I think it's wasted a hell of a lot of money because there's some very highly qualified accountants on both the purchasers and the provider's side, and they have a happy game of monopoly discussing what the best price and bargain they can produce. It doesn't do any good, the money's not real. And I think that it has demoralized to a great extent the workers in the health service who feel that this is irrelevant.
Presenter asks
24:40Why would a man so eminent in his field [surgery] plunge head first into somebody else's [the population debate] in that way? Why did you do it?
Um yes, the license bit was was one paragraph, I think, in two hundred pages. And I said that we are quite strict in safety regulations for who drives a potentially lethal weapon, namely a car, and uh perhaps we should also have a similar serious attitude to having children.… But the idea of writing a book about this started uh when I was in Bombay. And I saw some of the population there around the airport. There are about a million around the airport.… living in terrible poverty and uh I went to the children's hospital and they told me that children are brought in dead every day from simple diseases… And then I was just mulling in my own mind of the kind of work that I do, expensive high tech surgery for a few relatively privileged people. But if I was in charge of the World Health Organization, I would regard most high tech Western medicine as quite irrelevant because there's about one billion of the five billion in the world are living in poverty, close to starvation…
Presenter asks
32:23Let me ask you finally about death, because you're a man who's obviously seen a lot of it at close hand. Does it alter your attitude to death at all? Do you fear it, or do you feel comfortable with it?
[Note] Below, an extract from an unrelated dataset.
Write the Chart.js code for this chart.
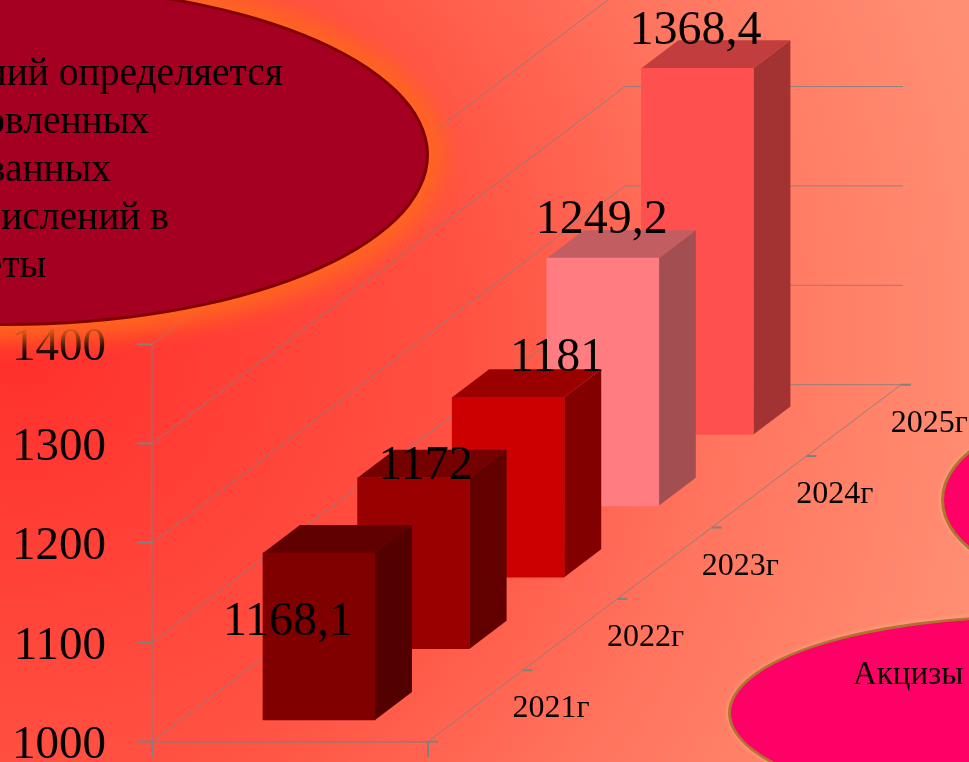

Well, I think uh uh it does – I do fear it because it's totally unknown what happens uh afterwards, although one may have beliefs. Uh the evidence for any afterlife is uh somewhat thin, but I think that with an idea of uh the way the human race is uh really a continuum of its DNA, in a way there is an immortality to uh the race of uh beings, not only our species but every species, if we don't destroy it.… Death, if it comes quietly, can be friendly. Often it's very traumatic and horrible, particularly in patients who are kept alive too long by artificial means.
“I don't think that changes at all. I think from the very beginning as a medical student and throughout one's career, if a patient dies, it's always the tragedy. And one's always looking at oneself for mistakes one might have made or alternative treatments that might have been better.”
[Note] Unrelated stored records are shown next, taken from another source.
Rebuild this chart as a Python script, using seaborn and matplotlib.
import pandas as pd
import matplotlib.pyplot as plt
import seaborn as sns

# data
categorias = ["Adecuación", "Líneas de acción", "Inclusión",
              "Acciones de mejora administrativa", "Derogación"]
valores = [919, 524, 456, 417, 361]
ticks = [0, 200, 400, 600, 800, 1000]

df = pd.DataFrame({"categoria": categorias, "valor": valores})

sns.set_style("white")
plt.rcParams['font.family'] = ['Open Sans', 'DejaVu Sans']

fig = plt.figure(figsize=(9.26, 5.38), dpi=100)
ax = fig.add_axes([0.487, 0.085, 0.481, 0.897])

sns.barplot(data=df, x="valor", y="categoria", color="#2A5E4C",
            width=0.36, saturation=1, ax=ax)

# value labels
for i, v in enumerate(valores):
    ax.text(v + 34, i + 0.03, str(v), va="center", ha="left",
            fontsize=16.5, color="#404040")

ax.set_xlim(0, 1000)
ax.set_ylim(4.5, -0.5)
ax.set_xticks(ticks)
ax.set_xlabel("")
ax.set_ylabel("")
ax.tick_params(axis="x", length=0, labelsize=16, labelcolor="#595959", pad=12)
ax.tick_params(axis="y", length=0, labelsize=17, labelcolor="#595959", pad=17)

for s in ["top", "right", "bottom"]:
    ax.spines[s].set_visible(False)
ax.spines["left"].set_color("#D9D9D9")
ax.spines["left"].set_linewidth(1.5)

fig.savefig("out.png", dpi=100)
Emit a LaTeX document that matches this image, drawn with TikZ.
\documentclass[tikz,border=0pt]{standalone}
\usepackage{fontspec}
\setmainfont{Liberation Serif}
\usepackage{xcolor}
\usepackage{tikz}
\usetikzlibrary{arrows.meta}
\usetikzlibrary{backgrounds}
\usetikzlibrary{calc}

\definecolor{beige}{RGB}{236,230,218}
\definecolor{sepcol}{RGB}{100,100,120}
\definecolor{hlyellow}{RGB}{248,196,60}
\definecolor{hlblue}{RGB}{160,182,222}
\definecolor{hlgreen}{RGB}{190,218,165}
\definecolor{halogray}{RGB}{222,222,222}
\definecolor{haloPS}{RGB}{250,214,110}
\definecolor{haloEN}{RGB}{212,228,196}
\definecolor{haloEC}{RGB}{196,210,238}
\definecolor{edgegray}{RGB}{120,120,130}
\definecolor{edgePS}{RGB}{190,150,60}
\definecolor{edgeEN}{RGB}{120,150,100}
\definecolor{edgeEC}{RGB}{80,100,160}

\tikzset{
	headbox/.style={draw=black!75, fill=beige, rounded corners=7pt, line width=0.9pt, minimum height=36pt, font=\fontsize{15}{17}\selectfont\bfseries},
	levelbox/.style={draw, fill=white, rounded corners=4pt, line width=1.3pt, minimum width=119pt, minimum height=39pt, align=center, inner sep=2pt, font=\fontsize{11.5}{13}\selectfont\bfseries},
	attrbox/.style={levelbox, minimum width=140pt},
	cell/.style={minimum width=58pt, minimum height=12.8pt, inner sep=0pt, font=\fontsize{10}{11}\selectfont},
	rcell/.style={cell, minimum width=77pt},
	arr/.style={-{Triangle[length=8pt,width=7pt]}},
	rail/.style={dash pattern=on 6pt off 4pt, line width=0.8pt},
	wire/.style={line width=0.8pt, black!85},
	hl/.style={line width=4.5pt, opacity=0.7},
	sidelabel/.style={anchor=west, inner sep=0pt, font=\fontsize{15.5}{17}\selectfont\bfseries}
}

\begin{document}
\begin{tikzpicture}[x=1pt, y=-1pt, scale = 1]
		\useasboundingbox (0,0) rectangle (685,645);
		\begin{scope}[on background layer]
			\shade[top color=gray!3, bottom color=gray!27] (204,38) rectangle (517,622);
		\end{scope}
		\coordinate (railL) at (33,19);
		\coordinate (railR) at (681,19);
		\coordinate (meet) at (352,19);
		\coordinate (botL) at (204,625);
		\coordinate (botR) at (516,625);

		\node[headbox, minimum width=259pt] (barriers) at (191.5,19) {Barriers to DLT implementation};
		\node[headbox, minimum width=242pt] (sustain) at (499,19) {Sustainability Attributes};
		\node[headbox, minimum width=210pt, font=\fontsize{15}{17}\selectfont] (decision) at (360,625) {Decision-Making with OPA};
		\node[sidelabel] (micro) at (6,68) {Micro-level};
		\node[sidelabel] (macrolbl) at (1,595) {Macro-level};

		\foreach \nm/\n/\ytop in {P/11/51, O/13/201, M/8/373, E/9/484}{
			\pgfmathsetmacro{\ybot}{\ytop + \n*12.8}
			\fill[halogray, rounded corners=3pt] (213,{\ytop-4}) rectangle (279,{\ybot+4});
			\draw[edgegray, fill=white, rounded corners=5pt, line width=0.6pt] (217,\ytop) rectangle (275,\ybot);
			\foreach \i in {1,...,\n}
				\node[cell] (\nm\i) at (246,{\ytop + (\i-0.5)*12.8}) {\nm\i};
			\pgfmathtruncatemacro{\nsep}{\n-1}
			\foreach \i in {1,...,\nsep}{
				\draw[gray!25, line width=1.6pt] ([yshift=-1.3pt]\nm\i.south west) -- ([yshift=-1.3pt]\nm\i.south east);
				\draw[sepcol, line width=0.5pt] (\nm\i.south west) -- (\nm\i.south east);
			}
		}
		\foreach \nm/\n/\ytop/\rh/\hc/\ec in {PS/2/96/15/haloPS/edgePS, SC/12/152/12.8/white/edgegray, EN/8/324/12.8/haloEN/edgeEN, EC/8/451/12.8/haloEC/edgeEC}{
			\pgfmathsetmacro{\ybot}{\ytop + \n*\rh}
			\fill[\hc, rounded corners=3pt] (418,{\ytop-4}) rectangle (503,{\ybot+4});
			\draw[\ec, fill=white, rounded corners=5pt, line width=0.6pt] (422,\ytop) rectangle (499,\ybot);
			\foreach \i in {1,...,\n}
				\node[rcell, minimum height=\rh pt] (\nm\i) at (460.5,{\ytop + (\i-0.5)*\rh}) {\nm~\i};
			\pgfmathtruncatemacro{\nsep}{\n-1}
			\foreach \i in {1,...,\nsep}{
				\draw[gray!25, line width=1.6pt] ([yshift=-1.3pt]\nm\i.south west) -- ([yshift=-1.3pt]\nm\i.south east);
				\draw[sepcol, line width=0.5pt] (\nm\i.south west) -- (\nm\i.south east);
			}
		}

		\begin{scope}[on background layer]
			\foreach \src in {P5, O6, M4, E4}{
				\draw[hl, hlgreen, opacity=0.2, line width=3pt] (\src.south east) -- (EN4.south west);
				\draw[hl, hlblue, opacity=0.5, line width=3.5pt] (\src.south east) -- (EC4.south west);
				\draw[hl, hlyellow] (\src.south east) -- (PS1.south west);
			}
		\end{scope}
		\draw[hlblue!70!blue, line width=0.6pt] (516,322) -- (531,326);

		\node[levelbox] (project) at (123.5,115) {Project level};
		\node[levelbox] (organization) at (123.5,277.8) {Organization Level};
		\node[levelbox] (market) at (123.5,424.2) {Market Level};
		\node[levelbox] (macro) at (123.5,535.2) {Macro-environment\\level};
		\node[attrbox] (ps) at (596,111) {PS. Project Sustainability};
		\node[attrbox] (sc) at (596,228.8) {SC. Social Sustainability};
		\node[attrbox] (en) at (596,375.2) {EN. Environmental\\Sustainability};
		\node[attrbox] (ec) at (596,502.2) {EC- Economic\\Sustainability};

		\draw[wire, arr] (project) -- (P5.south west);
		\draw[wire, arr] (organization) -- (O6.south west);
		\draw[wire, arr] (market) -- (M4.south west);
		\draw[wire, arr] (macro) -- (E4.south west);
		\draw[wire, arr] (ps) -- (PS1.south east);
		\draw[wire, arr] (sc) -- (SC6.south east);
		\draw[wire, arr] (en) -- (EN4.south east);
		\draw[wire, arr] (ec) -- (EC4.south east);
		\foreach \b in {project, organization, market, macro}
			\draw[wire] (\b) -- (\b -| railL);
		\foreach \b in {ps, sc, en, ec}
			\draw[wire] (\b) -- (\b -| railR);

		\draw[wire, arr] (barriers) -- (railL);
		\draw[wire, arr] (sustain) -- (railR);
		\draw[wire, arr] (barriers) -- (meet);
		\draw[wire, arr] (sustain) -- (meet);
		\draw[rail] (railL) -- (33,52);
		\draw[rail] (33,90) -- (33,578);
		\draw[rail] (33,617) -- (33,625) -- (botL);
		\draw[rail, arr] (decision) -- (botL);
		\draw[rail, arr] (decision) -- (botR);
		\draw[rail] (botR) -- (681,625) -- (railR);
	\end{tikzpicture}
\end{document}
“Many of his paintings look like Saint Sebastian, he and the doctors the torturers firing their darts into him.”
“I asked our chief physician whose firm I was on if one of my patients, who was about my age, who was dying of kidney disease, could have a grafted kidney, and he said no. … And I was nudged by one of my friends not to ask any more questions if I wanted to get a house job at Guy's, so I didn't ask any more questions. But that was the beginning of the idea.”
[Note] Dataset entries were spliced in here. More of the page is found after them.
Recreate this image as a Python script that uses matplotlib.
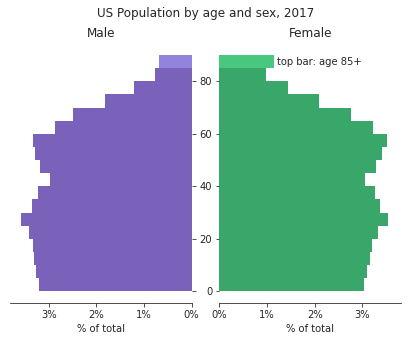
import numpy as np
import matplotlib
matplotlib.use("Agg")
import matplotlib.pyplot as plt
from matplotlib.ticker import PercentFormatter

# --- data: % of total US population, 5-year age groups (last one is 85+) ---
age_start = [0, 5, 10, 15, 20, 25, 30, 35, 40, 45, 50, 55, 60, 65, 70, 75, 80, 85]
male_pct = [3.20, 3.26, 3.31, 3.33, 3.41, 3.58, 3.35, 3.22, 2.97, 3.18,
            3.28, 3.33, 2.87, 2.49, 1.82, 1.21, 0.77, 0.68]
female_pct = [3.03, 3.10, 3.16, 3.20, 3.33, 3.54, 3.37, 3.26, 3.05, 3.29,
              3.41, 3.52, 3.22, 2.76, 2.09, 1.44, 0.98, 1.15]
bin_width = 5

# --- colours ---
male_col, male_top = '#7a62bb', '#9283dd'
female_col, female_top = '#3aa76a', '#48c87e'
ink = '#262626'

plt.rcParams['text.color'] = ink
plt.rcParams['axes.labelcolor'] = ink
plt.rcParams['xtick.color'] = ink
plt.rcParams['ytick.color'] = ink
plt.rcParams['axes.edgecolor'] = ink

fig, (ax_m, ax_f) = plt.subplots(1, 2, figsize=(411 / 72, 341 / 72), dpi=72)
fig.subplots_adjust(left=0.024, right=0.976, bottom=0.111, top=0.873, wspace=0.152)

xmax = max(max(male_pct), max(female_pct)) * 1.065

for ax, vals, col, top_col, title in [(ax_m, male_pct, male_col, male_top, 'Male'),
                                      (ax_f, female_pct, female_col, female_top, 'Female')]:
    colors = [col] * (len(vals) - 1) + [top_col]
    ax.barh(age_start, vals, height=bin_width, align='edge', color=colors)
    ax.set_xlim(0, xmax)
    ax.set_title(title)
    ax.set_xlabel('% of total')
    ax.xaxis.set_major_formatter(PercentFormatter(xmax=100, decimals=0))
    ax.set_xticks([0, 1, 2, 3])
    ax.set_yticks([0, 20, 40, 60, 80])
    for side in ['left', 'top', 'right']:
        ax.spines[side].set_visible(False)

# male side mirrored, ticks towards the centre
ax_m.invert_xaxis()
ax_m.yaxis.tick_right()
ax_m.tick_params(axis='y', labelright=False)

ax_f.yaxis.tick_left()
ax_f.text(female_pct[-1] + 0.05, age_start[-1] + bin_width / 2, 'top bar: age 85+',
          va='center', ha='left')

fig.suptitle('US Population by age and sex, 2017')
fig.savefig('out.png', dpi=72)
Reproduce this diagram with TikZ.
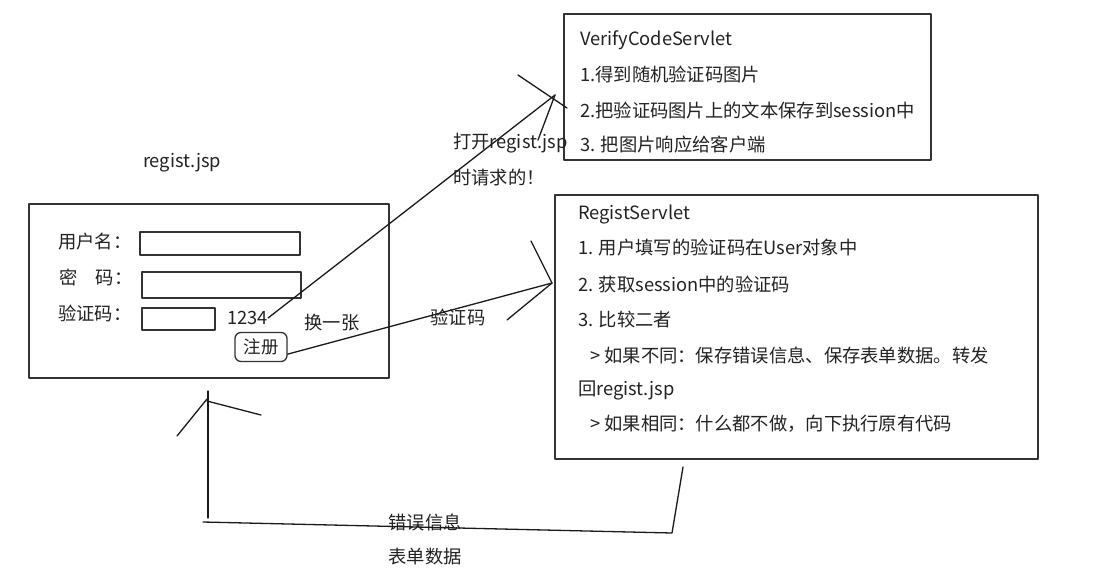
\documentclass[tikz,border=0pt]{standalone}
\usepackage{fontspec}
\setmainfont{Noto Sans CJK SC}
\usetikzlibrary{positioning}
\definecolor{sketchInk}{HTML}{222222}
\definecolor{sketchLine}{HTML}{333333}
\definecolor{sketchPen}{HTML}{1A1A1A}

\begin{document}
\begin{tikzpicture}[x=1pt,y=-1pt,line cap=round,line join=round]
\path[fill=white] (0,0) rectangle (1093,584);
\tikzset{box/.style={draw=sketchLine,line width=1.8pt,inner sep=0pt,anchor=north west},field/.style={draw=sketchLine,line width=1.5pt,inner sep=0pt,anchor=north west},txt/.style={text=sketchInk,inner sep=0pt,font=\fontsize{18.3}{22}\selectfont},pen/.style={draw=sketchPen,line width=1.3pt}}
% form page
\node[txt] (title) at (182,163) {regist.jsp};
\node[box,minimum width=360pt,minimum height=174pt] (form) at (28,203) {};
\node[txt,anchor=west] (userlbl) at (58,242) {用户名：};
\node[txt,anchor=west] (pwdlbl) at (59,277) {密　码：};
\node[txt,anchor=west] (codelbl) at (58,313) {验证码：};
\node[field,minimum width=160pt,minimum height=23pt] (userfield) at (139,231) {};
\node[field,minimum width=159pt,minimum height=26pt] (pwdfield) at (141,271) {};
\node[field,minimum width=73pt,minimum height=22pt] (codefield) at (141,307) {};
\node[txt,anchor=west] (codeimg) at (227,318) {1234};
\node[txt] (swap) at (332,323) {换一张};
\node[draw=sketchLine,line width=1.3pt,rounded corners=6pt,minimum width=52pt,minimum height=29pt,inner sep=0pt,font=\fontsize{17.5}{20}\selectfont,text=sketchInk] (regbtn) at (261,347) {注册};
% servlets
\node[box,minimum width=367pt,minimum height=146pt] (verify) at (563,13) {};
\node[txt,anchor=west] (v0) at (580,40) {VerifyCodeServlet};
\node[txt,anchor=west] (v1) at (580,74) {1.得到随机验证码图片};
\node[txt,anchor=west] (v2) at (580,110) {2.把验证码图片上的文本保存到session中};
\node[txt,anchor=west] (v3) at (580,145) {3. 把图片响应给客户端};
\node[box,minimum width=483pt,minimum height=264pt] (regist) at (554,194) {};
\node[txt,anchor=west] (r0) at (578,214) {RegistServlet};
\node[txt,anchor=west] (r1) at (578,248) {1. 用户填写的验证码在User对象中};
\node[txt,anchor=west] (r2) at (578,284) {2. 获取session中的验证码};
\node[txt,anchor=west] (r3) at (578,320) {3. 比较二者};
\node[txt,anchor=west] (r4) at (590,355) {> 如果不同：保存错误信息、保存表单数据。转发};
\node[txt,anchor=west] (r5) at (578,390) {回regist.jsp};
\node[txt,anchor=west] (r6) at (590,424) {> 如果相同：什么都不做，向下执行原有代码};
% labels on the lines
\node[txt,anchor=west] (openlbl) at (453,143) {打开regist.jsp};
\node[txt,anchor=west] (openlbl2) at (453,178) {时请求的！};
\node[txt] (sendlbl) at (458,317) {验证码};
\node[txt] (errlbl) at (425,522) {错误信息};
\node[txt] (datalbl) at (425,557) {表单数据};
% hand drawn arrows
\coordinate (vtip) at (555,95);
\coordinate (rtip) at (552,283);
\coordinate (rback) at (683,467);
\coordinate (ftip) at (208,391);
\draw[pen] (codeimg.east) -- (vtip);
\draw[pen] (518,75) -- (567,108);
\draw[pen] (vtip) -- (538,140);
\draw[pen] (regbtn.-15) -- (rtip);
\draw[pen] (531,241) -- (rtip) -- (507,320);
\draw[pen] (rback) -- (672,533) -- (203,522);
\draw[pen] (208,518) -- (ftip);
\draw[pen] (177,436) -- (207,399);
\draw[pen] (207,401) -- (261,415);
\end{tikzpicture}
\end{document}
“I think it's not only the medical profession, I think it's uh human nature. If you're used to something and it works and it's not too bad as far as you're concerned, you don't want anybody rocking the boat. People who rock the boat are usually regarded as dangerous.”
“And we did have a beautiful collie dog called Lollipop, who was a very long survivor with a kidney transplant, and she was presented at the big auditorium at the Brigham as if she was a patient with a kidney graft. … And then the resident who'd presented the case opened the door and Lollipop bounded into the auditorium and licked all the eminent professors in the front row. … And this was a fairly dramatic demonstration that it worked, although it wasn't a patient.”
“Most high tech Western medicine is quite irrelevant because there's about one billion of the five billion in the world are living in poverty, close to starvation.”